Pour oublier ces mortifications, prodigieusement sensibles à sa vanité, Robespierre n’avait nulle ressource, ni la famille, ni le monde. Il était seul, il était pauvre. Il rapportait ses déboires dans son désert du Marais, dans son triste appartement de la triste rue de Saintonge. Froid logis, pauvre, démeublé. Il vivait petitement et fort serré de son salaire de député ; encore en envoyait-il le quart à Arras pour sa sœur ; un autre quart passait à une maîtresse qui l’aimait fort et qui ne lui servait guère ; il lui fermait souvent sa porte et ne la traitait pas bien[1]. Il était très frugal, dînait à trente sols, et encore il lui restait à peine de quoi se vêtir. L’Assemblée ayant ordonné le deuil pour la mort de Franklin, ce fut un grand embarras. Robespierre emprunta un habit de tricot noir à un homme beaucoup plus grand ; l’habit traînait de quatre pouces. Nihil habet paupertas durius in se quam quod ridiculos homines facit. (Juvénal.)

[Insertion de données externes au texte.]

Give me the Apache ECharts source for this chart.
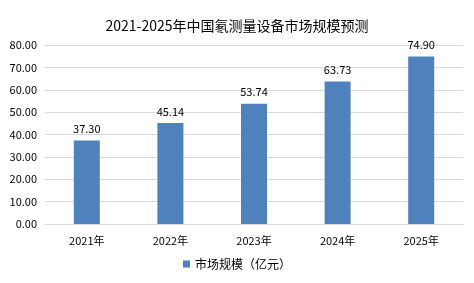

Il se plongea d’autant plus dans le travail. Mais il n’avait guère que les nuits, passant les journées

  1. Je dois ce détail et plusieurs autres a l’ouvrage de M. Villiers (Souvenirs d’un déporté, 1802), lequel vécut la plus grande partie de l’année 1790 avec Robespierre et souvent lui servit de secrétaire gratuitement. Du reste, j’ai suivi presque toujours les Mémoires de Charlotte de Robespierre, imprimés à la suite des Œuvres de Robespierre, par M. Laponneraye.